What you have to do >> From the listing below, select every line where the word "page" appears.

+++++

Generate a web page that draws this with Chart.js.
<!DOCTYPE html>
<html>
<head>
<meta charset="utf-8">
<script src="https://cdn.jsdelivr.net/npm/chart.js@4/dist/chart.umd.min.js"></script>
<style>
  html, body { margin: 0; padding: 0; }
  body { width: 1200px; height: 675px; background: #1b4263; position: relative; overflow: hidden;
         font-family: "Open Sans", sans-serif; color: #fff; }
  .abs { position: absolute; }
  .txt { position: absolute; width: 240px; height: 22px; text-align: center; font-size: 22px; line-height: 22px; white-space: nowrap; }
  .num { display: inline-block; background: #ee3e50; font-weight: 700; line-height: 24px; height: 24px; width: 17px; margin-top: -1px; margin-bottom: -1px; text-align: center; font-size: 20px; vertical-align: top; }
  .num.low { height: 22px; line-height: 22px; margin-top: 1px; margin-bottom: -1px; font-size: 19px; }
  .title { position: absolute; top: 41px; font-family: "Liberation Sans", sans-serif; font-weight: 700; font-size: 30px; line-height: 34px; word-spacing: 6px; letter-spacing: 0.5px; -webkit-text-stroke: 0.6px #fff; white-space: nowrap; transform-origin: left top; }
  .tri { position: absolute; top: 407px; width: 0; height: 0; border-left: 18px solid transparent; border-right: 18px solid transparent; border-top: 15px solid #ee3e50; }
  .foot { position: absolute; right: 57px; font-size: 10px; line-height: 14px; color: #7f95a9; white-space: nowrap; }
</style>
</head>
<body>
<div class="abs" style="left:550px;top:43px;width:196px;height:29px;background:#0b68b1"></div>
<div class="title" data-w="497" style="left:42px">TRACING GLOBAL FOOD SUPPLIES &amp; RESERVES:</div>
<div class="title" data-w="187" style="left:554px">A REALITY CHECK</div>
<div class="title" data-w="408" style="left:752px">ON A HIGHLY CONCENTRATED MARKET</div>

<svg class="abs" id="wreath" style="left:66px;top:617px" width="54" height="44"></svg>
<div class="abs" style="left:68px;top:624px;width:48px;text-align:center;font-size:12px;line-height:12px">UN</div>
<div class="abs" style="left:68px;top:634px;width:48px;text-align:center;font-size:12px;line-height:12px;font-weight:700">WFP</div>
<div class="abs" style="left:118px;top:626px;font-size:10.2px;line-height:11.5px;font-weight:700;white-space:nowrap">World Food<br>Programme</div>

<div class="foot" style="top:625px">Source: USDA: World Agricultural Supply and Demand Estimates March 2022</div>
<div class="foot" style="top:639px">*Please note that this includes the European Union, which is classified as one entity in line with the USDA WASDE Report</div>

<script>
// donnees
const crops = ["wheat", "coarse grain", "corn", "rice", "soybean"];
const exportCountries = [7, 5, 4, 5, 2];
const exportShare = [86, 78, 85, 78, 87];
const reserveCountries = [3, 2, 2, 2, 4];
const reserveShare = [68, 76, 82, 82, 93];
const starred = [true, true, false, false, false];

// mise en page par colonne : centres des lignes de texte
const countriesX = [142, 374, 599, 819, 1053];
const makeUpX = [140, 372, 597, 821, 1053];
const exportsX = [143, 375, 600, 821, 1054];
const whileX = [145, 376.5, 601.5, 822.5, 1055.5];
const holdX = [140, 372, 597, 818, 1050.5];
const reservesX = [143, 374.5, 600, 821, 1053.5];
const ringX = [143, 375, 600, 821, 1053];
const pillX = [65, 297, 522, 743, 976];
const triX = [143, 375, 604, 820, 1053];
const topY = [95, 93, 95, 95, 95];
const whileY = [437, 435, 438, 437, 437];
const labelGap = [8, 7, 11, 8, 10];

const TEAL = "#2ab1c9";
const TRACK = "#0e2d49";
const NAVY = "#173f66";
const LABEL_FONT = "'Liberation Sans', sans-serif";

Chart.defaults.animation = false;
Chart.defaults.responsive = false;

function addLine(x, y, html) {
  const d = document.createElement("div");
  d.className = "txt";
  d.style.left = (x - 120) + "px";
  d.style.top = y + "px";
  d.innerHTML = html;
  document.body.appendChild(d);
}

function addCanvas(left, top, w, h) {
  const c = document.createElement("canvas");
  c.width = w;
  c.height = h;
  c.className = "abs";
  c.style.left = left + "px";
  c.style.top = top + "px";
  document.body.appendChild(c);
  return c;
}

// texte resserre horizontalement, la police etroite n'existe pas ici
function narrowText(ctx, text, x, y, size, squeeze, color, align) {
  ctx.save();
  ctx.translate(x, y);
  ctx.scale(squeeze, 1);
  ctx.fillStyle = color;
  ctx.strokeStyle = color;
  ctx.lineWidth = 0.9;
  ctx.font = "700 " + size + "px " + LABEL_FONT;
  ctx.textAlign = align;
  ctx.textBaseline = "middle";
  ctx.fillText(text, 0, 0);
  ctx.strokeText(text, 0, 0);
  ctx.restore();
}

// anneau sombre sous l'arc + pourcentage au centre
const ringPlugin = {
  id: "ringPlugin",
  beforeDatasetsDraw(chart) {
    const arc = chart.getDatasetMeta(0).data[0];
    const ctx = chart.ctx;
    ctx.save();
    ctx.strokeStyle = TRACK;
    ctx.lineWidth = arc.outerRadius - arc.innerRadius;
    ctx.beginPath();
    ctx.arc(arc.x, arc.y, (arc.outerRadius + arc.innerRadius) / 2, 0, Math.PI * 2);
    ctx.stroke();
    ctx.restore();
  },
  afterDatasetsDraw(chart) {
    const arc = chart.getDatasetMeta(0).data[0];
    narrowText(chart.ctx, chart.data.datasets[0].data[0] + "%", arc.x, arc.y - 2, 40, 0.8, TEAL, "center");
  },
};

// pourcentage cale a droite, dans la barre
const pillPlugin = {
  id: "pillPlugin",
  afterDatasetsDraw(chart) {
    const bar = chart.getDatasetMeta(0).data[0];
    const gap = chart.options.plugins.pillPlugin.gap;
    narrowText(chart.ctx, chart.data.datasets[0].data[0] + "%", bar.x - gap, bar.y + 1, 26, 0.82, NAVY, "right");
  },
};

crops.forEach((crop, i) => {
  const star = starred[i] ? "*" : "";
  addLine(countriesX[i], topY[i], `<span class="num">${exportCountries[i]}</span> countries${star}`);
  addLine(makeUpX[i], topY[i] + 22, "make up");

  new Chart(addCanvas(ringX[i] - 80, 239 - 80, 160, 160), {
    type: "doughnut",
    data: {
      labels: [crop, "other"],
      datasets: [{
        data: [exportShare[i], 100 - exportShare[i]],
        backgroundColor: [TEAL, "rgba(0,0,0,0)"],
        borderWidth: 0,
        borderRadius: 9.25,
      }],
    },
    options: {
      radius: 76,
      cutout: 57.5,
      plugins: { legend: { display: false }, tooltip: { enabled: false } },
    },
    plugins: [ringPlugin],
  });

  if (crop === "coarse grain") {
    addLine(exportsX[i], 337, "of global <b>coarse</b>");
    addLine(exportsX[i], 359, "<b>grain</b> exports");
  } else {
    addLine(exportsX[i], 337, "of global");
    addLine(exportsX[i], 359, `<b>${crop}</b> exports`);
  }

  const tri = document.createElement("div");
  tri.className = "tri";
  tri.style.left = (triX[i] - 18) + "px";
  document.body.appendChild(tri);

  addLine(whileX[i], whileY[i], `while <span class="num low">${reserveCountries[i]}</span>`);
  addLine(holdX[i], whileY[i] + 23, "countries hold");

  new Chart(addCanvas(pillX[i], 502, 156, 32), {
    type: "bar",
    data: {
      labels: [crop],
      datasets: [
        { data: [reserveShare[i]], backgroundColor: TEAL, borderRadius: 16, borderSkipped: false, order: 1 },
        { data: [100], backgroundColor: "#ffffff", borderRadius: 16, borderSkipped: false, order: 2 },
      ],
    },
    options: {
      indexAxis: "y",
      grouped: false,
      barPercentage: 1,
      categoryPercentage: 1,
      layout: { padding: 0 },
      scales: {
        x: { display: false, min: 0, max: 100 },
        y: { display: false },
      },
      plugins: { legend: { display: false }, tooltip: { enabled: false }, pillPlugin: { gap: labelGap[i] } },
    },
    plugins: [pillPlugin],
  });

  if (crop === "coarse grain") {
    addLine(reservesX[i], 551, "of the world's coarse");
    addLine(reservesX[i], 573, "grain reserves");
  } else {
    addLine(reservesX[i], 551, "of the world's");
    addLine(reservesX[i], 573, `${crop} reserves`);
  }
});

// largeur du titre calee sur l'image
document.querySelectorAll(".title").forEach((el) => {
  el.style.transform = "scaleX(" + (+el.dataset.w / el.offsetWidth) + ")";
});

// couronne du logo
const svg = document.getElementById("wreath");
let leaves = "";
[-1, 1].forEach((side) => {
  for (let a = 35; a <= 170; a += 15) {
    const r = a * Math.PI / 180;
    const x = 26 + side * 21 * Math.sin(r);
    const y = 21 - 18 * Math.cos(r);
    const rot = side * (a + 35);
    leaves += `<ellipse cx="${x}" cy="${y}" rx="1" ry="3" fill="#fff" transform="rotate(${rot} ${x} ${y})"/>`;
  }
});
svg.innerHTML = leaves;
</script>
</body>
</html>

+++++

In response >>
Generate a web page that draws this with Chart.js.
// mise en page par colonne : centres des lignes de texte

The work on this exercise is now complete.